Pain is mysterious in many ways. It is experienced by almost all of us at one time or another in our lives and some of us experience it almost continuously. Its near-universality suggests that it must be a basic neurological phenomenon, yet it is still possible to argue about whether pain is felt by non-human organisms and, if so, by which of them. In this as in many other respects pain differs from sensory modalities such as sight and hearing. And pain has philosophical and even theological implications which other sensory modalities do not share.
Because it is such a basic function of the nervous system a book on the history of pain is pretty well obliged to be to some extent a history of neurology. Rey's task is therefore an ambitious one. She starts in antiquity and traces the evolution in our understanding of pain up to the early twentieth century; a brief postscript by J. Cambier looks at the modern view of pain. Since this is a neurophysiological rather than a philosophical treatment of the matter, much more space is devoted to the nineteenth century than to earlier periods; hardly any scientific advances in pain occurred between antiquity and 1800. The subjective and cultural aspects of people's attitudes to pain in different epochs are also considered, though wholly within a Western context. Indeed, most of the discussion concerns French science. This is fair enough, however, given the great importance of the French contribution to physiology and neurology in the nineteenth century.
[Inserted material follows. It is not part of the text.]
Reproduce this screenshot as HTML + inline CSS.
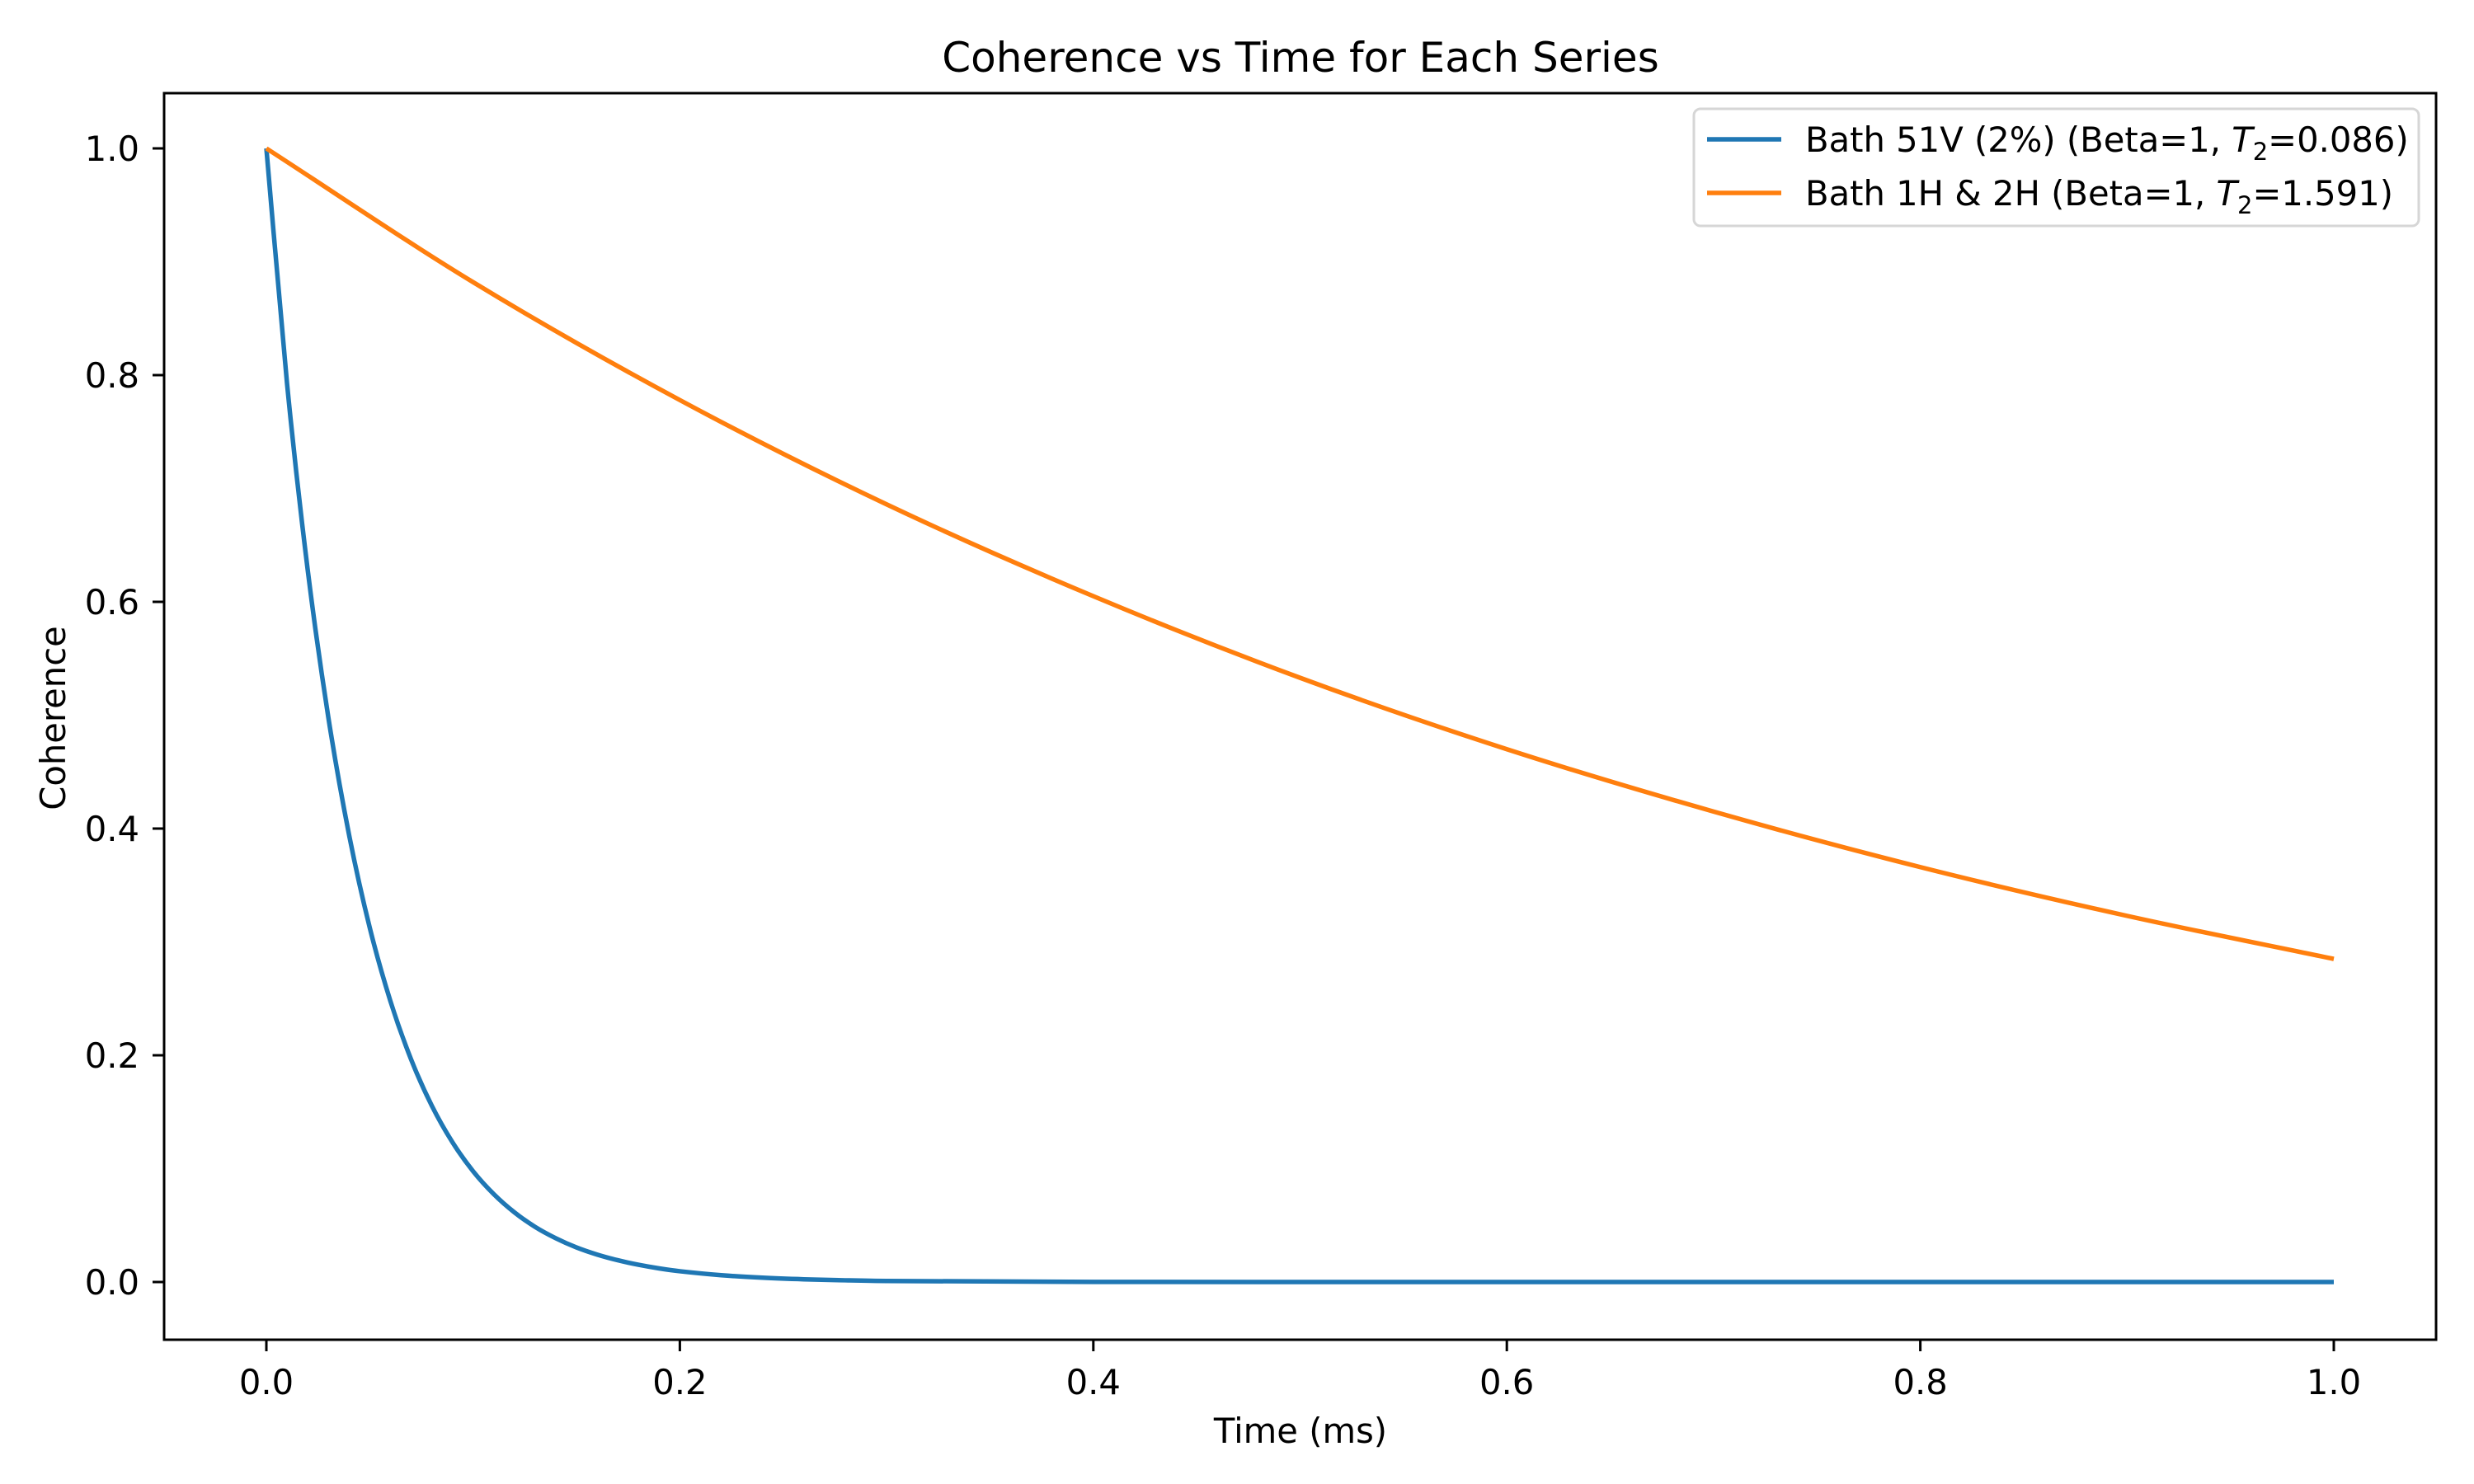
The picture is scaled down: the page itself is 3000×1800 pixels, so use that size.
<!DOCTYPE html>
<html><head><meta charset="utf-8"><style>
html,body{margin:0;padding:0;background:#fff;}
svg{display:block;font-family:"DejaVu Sans","Liberation Sans",sans-serif;}
</style></head><body>
<svg id="chart" width="3000" height="1800" viewBox="0 0 3000 1800">
<rect x="0" y="0" width="3000" height="1800" fill="#fff"/>
<g id="lines"></g>
<g id="axes"></g>
</svg>
<script>
const xTicks=[0.0,0.2,0.4,0.6,0.8,1.0];
const xTickLabels=["0.0","0.2","0.4","0.6","0.8","1.0"];
const yTicks=[0.0,0.2,0.4,0.6,0.8,1.0];
const yTickLabels=["0.0","0.2","0.4","0.6","0.8","1.0"];
const blueT=[0,0.01,0.02,0.03,0.04,0.05,0.06,0.07,0.08,0.09,0.10,0.11,0.12,0.13,0.14,0.15,0.16,0.17,0.18,0.19,0.20,0.22,0.24,0.26,0.28,0.30,0.40,0.60,0.80,1.0];
const blueV=[1,0.7925,0.6281,0.4978,0.3945,0.3126,0.2478,0.1964,0.1556,0.1233,0.0977,0.0775,0.0614,0.0486,0.0386,0.0305,0.0242,0.0192,0.0152,0.0120,0.0095,0.0060,0.0038,0.0024,0.0015,0.0009,0.0001,0,0,0];
const orangeT=[0,0.1,0.2,0.3,0.4,0.5,0.6,0.7,0.8,0.9,1.0];
const orangeV=[1,0.882,0.778,0.686,0.605,0.533,0.470,0.415,0.366,0.323,0.285];

const L=199,R=2954,T=113,B=1625;
const x0=323,x1=2830,y0=1555,y1=180;
const sx=v=>x0+(x1-x0)*v;
const sy=v=>y0+(y1-y0)*v;
const NS="http://www.w3.org/2000/svg";
function mk(tag,attrs,parent,text){const e=document.createElementNS(NS,tag);for(const k in attrs)e.setAttribute(k,attrs[k]);if(text!==undefined)e.textContent=text;parent.appendChild(e);return e;}
function pathFor(ts,vs){
  const p=ts.map((t,i)=>[sx(t),sy(vs[i])]);
  let d="M"+p[0][0]+","+p[0][1];
  for(let i=0;i<p.length-1;i++){
    const a=p[Math.max(0,i-1)],b=p[i],c=p[i+1],e=p[Math.min(p.length-1,i+2)];
    const h=c[0]-b[0];
    const m1=(c[1]-a[1])/((c[0]-a[0])||1), m2=(e[1]-b[1])/((e[0]-b[0])||1);
    d+=" C"+(b[0]+h/3)+","+(b[1]+m1*h/3)+" "+(c[0]-h/3)+","+(c[1]-m2*h/3)+" "+c[0]+","+c[1];
  }
  return d;
}
const lines=document.getElementById('lines');
const ax=document.getElementById('axes');
const pb=mk('path',{d:pathFor(blueT,blueV),fill:'none',stroke:'#1f77b4','stroke-width':5.5,'stroke-linejoin':'round'},lines);


const po=mk('path',{d:pathFor(orangeT,orangeV),fill:'none',stroke:'#ff7f0e','stroke-width':5.5,'stroke-linejoin':'round'},lines);



const frame=mk('rect',{x:L,y:T,width:R-L,height:B-T,fill:'none',stroke:'#000','stroke-width':3},ax);


xTicks.forEach((v,i)=>{
  const tk=mk('line',{x1:sx(v),x2:sx(v),y1:B,y2:B+14,stroke:'#000','stroke-width':3},ax);
  
  
  const tl=mk('text',{x:sx(v),y:B+66,'font-size':41.7,'text-anchor':'middle'},ax,xTickLabels[i]);
  
  
});
yTicks.forEach((v,i)=>{
  const tk=mk('line',{x1:L-14,x2:L,y1:sy(v),y2:sy(v),stroke:'#000','stroke-width':3},ax);
  
  
  const tl=mk('text',{x:L-30,y:sy(v)+15,'font-size':41.7,'text-anchor':'end'},ax,yTickLabels[i]);
  
  
});
</script>
<div style="position:absolute;left:0;top:0;width:3000px;height:1800px;pointer-events:none">
<svg width="3000" height="1800" viewBox="0 0 3000 1800" style="font-family:'DejaVu Sans','Liberation Sans',sans-serif">
<text x="1577" y="87" font-size="50" text-anchor="middle">Coherence vs Time for Each Series</text>
<text x="1577" y="1750" font-size="41.7" text-anchor="middle">Time (ms)</text>
<text x="0" y="0" font-size="41.7" text-anchor="middle" transform="translate(79,871) rotate(-90)">Coherence</text>
<g>
<rect x="2054" y="132" width="879" height="142" rx="8" fill="#fff" fill-opacity="0.8" stroke="#d6d6d6" stroke-width="3"/>
<line x1="2070" x2="2160" y1="169" y2="169" stroke="#1f77b4" stroke-width="5.5"/>
<text x="2189" y="184" font-size="41.7">Bath 51V (2%) (Beta=1, <tspan font-style="italic">T</tspan><tspan font-size="29" dy="10">2</tspan><tspan dy="-10">=0.086)</tspan></text>
<line x1="2070" x2="2160" y1="234" y2="234" stroke="#ff7f0e" stroke-width="5.5"/>
<text x="2189" y="249" font-size="41.7">Bath 1H &amp; 2H (Beta=1, <tspan font-style="italic">T</tspan><tspan font-size="29" dy="10">2</tspan><tspan dy="-10">=1.591)</tspan></text>
</g>
</svg>
</div>
</body></html>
During the nineteenth century researchers were much preoccupied with the search for a means of reducing or eliminating the pain of surgery. Opium had of course been known for a long time, but in 1817 the active principle was isolated and named 'morphine'. Later in the century chemical anaesthesia came into use: ether, chloroform, and nitrous oxide were found to be effective for this purpose. There were disputes about priority in the invention of anaesthesia and one pioneer, an American dentist called Horace Wells, committed suicide with chloroform before receiving the letter from the Societé Médicale de Paris which acknowledged his discovery and first use of the substance. Local anaesthesia was also introduced in the mid-nineteenth century.
Quite a different approach to the control of pain was offered by hypnosis. James Braid in Manchester tried to separate this technique from its somewhat suspect antecedents in Mesmerism and showed that it was possible to use it to eliminate pain during surgery as well as to produce cures of various diseases, but hypnotic pain control has always remained something of a medical curiosity and has never threatened to displace chemical anaesthesia. Rey touches on the reasons for this but does not make them entirely clear.
Meanwhile research at a neurophysiological level was going on, with much argument centered on the question whether specific pain mechanisms exist or not. Are there specific pain receptors, pain nerve fibres, and pain centres in the brain? The deep scientific and philosophical implications of this question are discussed in a concluding section. Rey believes that the specificity idea is heuristically useful and so must be retained for the moment, although it is probably invalid and may need to be replaced eventually.
A measure of how far our modern awareness differs from that of the nineteenth century comes is afforded by Rey's account of the views of the Catholic Church on pain in the nineteenth century. Numerous clerics maintained that pain has a redeeming function, that suffering individuals are closer to Christ, that pain could be offered up in penitence for sins, and even that it is only the elect that God subjects to terrible trials. Such ideas have still not been wholly eliminated within Catholic writing even today. At least some French physicians have reacted by becoming free-thinkers.
This is an interesting and important study. The translation has been well done, but the book is nevertheless not easy to read; the style is somewhat verbose and the author goes in for huge paragraphs, which are often more than a page in length. Like most French books, this one lacks an index. This is an unforgivable omission in a scholarly history and it would have added enormously to its value if the publishers had commissioned one.